= Sílvia Osuna Oliveras =

Spanish chemist

Sílvia Osuna Oliveras (Castelló d’Empúries, Girona, 28 November 1983) is a researcher in the field of computational chemistry at the Institute of Computational Chemistry and Catalysis (IQCC) at the University of Girona.

Osuna obtained her PhD in 2010 at the University of Girona (Spain) under the supervision of Miquel Solà and Marcel Swart. Upon graduation, she moved to the University of California, Los Angeles (UCLA, USA) for a two-year postdoctoral position at the group of Prof. K. N. Houk. In 2013, she was awarded the Juan de la Cierva postdoctoral position, and in 2015 the Ramón y Cajal position. In 2015, she was awarded an ERC-StG project for developing a new computational protocol for designing new enzymes (ERC-2015-StG-679001, NetMoDEzyme).

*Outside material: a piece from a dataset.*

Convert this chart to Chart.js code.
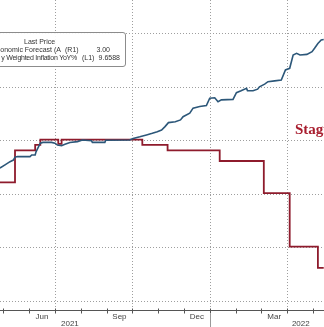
<!DOCTYPE html>
<html>
<head>
<meta charset="utf-8">
<script src="https://cdn.jsdelivr.net/npm/chart.js@4.4.0/dist/chart.umd.min.js"></script>
<style>
    html, body { margin: 0; padding: 0; background: #fff; }
    #wrap { position: relative; width: 324px; height: 327px; overflow: hidden; }
    #chart { position: absolute; left: 0; top: 0; }
    .legend-box {
        position: absolute; left: -60px; top: 32px; width: 184px; height: 33px;
        border: 1px solid #8c8c8c; border-radius: 3px; background: rgba(255,255,255,0.92);
    }
    .lg { position: absolute; font: 7px "Liberation Sans", sans-serif; color: #333; white-space: nowrap; line-height: 8px; }
    .tight { letter-spacing: -0.25px; }
    .note { position: absolute; left: 295px; top: 122px; font: bold 15px "Liberation Serif", serif; line-height: 15px; color: #a81d2e; white-space: nowrap; }
</style>
</head>
<body>
<div id="wrap">
    <canvas id="chart" width="324" height="327"></canvas>
    <div class="legend-box"></div>
    <span class="lg" style="left:24px;top:38px;">Last Price</span>
    <span class="lg" style="right:263px;top:45.5px;">Economic Forecast (A</span>
    <span class="lg" style="left:65px;top:45.5px;">(R1)</span>
    <span class="lg" style="right:214px;top:45.5px;">3.00</span>
    <span class="lg tight" style="right:247px;top:53.5px;">y Weighted Inflation YoY%</span>
    <span class="lg" style="left:82px;top:53.5px;">(L1)</span>
    <span class="lg" style="right:204px;top:53.5px;">9.6588</span>
    <span class="note">Stagflation</span>
</div>
<script>
// Inflation series (left axis)
const inflDates = [
    '2021-04-27','2021-05-03','2021-05-09','2021-05-13','2021-05-15','2021-05-18','2021-06-02','2021-06-04',
    '2021-06-08','2021-06-09','2021-06-12','2021-06-14','2021-06-17','2021-06-27','2021-07-01','2021-07-04',
    '2021-07-09','2021-07-13','2021-07-19','2021-07-28','2021-08-03','2021-08-14','2021-08-15','2021-08-30',
    '2021-08-31','2021-09-28','2021-10-02','2021-10-10','2021-10-18','2021-10-25','2021-10-31','2021-11-05',
    '2021-11-09','2021-11-13','2021-11-21','2021-11-27','2021-11-30','2021-12-08','2021-12-12','2021-12-20',
    '2021-12-28','2022-01-01','2022-01-07','2022-01-11','2022-01-15','2022-01-29','2022-02-02','2022-02-07',
    '2022-02-13','2022-02-14','2022-02-20','2022-02-25','2022-02-27','2022-03-05','2022-03-09','2022-03-17',
    '2022-03-25','2022-03-30','2022-04-04','2022-04-08','2022-04-12','2022-04-16','2022-04-24','2022-04-30',
    '2022-05-03','2022-05-07','2022-05-11','2022-05-14'
];
const inflValues = [
    4.95, 5.07, 5.19, 5.25, 5.36, 5.38, 5.38, 5.44,
    5.44, 5.56, 5.75, 5.88, 5.91, 5.91, 5.88, 5.81,
    5.79, 5.84, 5.91, 5.94, 6.00, 5.97, 5.91, 5.91,
    5.99, 6.00, 6.06, 6.12, 6.19, 6.25, 6.31, 6.37,
    6.50, 6.65, 6.68, 6.75, 6.87, 7.00, 7.19, 7.25,
    7.29, 7.56, 7.58, 7.43, 7.50, 7.52, 7.77, 7.84,
    7.93, 7.84, 7.84, 7.90, 7.99, 8.09, 8.18, 8.21,
    8.24, 8.62, 8.68, 9.18, 9.24, 9.18, 9.20, 9.30,
    9.43, 9.61, 9.74, 9.76
];

// Economic forecast (right axis, step line)
const fcstDates = [
    '2021-04-27','2021-05-15','2021-06-08','2021-06-14','2021-07-05','2021-07-09','2021-10-13',
    '2021-11-12','2022-01-13','2022-03-04','2022-04-04','2022-05-07','2022-05-14'
];
const fcstValues = [3.80, 4.10, 4.15, 4.20, 4.16, 4.20, 4.15, 4.10, 4.00, 3.70, 3.20, 3.00, 3.00];

// Axis labels
const monthLabels = ['Jun', 'Sep', 'Dec', 'Mar'];
const monthLabelAt = [5.5, 8.5, 11.5, 14.5];
const yearLabels = ['2021', '2022'];
const yearLabelAt = [6.58, 15.53];
const gridMonths = [6, 9, 12, 15];
const gridLeftValues = [0, 2, 4, 6, 8, 10];

// months since Jan 2021, fractional
function monthIndex(s) {
    const [y, m, d] = s.split('-').map(Number);
    const dim = new Date(y, m, 0).getDate();
    return (y - 2021) * 12 + (m - 1) + (d - 1) / dim;
}

const inflPoints = inflDates.map((d, i) => ({ x: monthIndex(d), y: inflValues[i] }));
const fcstPoints = fcstDates.map((d, i) => ({ x: monthIndex(d), y: fcstValues[i] }));

const gridPlugin = {
    id: 'bbgGrid',
    beforeDatasetsDraw(chart) {
        const ctx = chart.ctx;
        const area = chart.chartArea;
        const xs = chart.scales.x;
        const yl = chart.scales.yL;
        ctx.save();
        ctx.strokeStyle = '#9e9e9e';
        ctx.lineWidth = 1;
        ctx.setLineDash([1, 2]);
        gridMonths.forEach(m => {
            const x = Math.round(xs.getPixelForValue(m)) + 0.5;
            ctx.beginPath();
            ctx.moveTo(x, area.top);
            ctx.lineTo(x, area.bottom);
            ctx.stroke();
        });
        gridLeftValues.forEach(v => {
            const y = Math.round(yl.getPixelForValue(v)) + 0.5;
            ctx.beginPath();
            ctx.moveTo(area.left, y);
            ctx.lineTo(area.right, y);
            ctx.stroke();
        });
        ctx.restore();
    },
    afterDraw(chart) {
        const ctx = chart.ctx;
        const area = chart.chartArea;
        const xs = chart.scales.x;
        const base = Math.round(area.bottom) + 0.5;
        ctx.save();
        // axis line and monthly ticks
        ctx.strokeStyle = '#555';
        ctx.lineWidth = 1;
        ctx.beginPath();
        ctx.moveTo(0, base);
        ctx.lineTo(chart.width, base);
        for (let m = 4; m <= 16; m++) {
            const x = Math.round(xs.getPixelForValue(m)) + 0.5;
            ctx.moveTo(x, base - 2);
            ctx.lineTo(x, base + 3);
        }
        ctx.stroke();
        // year separator
        ctx.strokeStyle = '#999';
        const sx = Math.round(xs.getPixelForValue(12)) + 0.5;
        ctx.beginPath();
        ctx.moveTo(sx, base + 3);
        ctx.lineTo(sx, chart.height);
        ctx.stroke();
        // labels
        ctx.fillStyle = '#444';
        ctx.font = '8px "Liberation Sans", sans-serif';
        ctx.textAlign = 'center';
        ctx.textBaseline = 'middle';
        monthLabels.forEach((t, i) => ctx.fillText(t, xs.getPixelForValue(monthLabelAt[i]), base + 6));
        yearLabels.forEach((t, i) => ctx.fillText(t, xs.getPixelForValue(yearLabelAt[i]), base + 13));
        ctx.restore();
    }
};

document.addEventListener('DOMContentLoaded', function() {
    const ctx = document.getElementById('chart').getContext('2d');
    new Chart(ctx, {
        type: 'line',
        data: {
            datasets: [
                {
                    label: 'Weighted Inflation YoY%',
                    data: inflPoints,
                    yAxisID: 'yL',
                    borderColor: '#2c5779',
                    borderWidth: 1.6,
                    pointRadius: 0,
                    tension: 0
                },
                {
                    label: 'Economic Forecast',
                    data: fcstPoints,
                    yAxisID: 'yR',
                    borderColor: '#8e1b2c',
                    borderWidth: 1.8,
                    pointRadius: 0,
                    stepped: true
                }
            ]
        },
        options: {
            responsive: false,
            animation: false,
            layout: { padding: { left: 0, right: 0, top: 0, bottom: 17 } },
            plugins: { legend: { display: false }, tooltip: { enabled: false } },
            scales: {
                x: { type: 'linear', min: 3.87, max: 16.43, display: false },
                yL: { type: 'linear', position: 'left', min: -0.355, max: 11.234, display: false },
                yR: { type: 'linear', position: 'right', min: 2.607, max: 5.505, display: false }
            }
        },
        plugins: [gridPlugin]
    });
});
</script>
</body>
</html>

She is currently the group leader of CompBioLab group at the Institute of Computational Chemistry and Catalysis (IQCC) at the University of Girona. During her scientific career, she has worked on the computational design of enzymes important for their potential applications in medicine. Osuna is author of several publications in international peer-reviewed journals.

In 2016 Osuna was awarded the Premio FPdGi Investigación Científica 2016 by Fundació Princesa de Girona.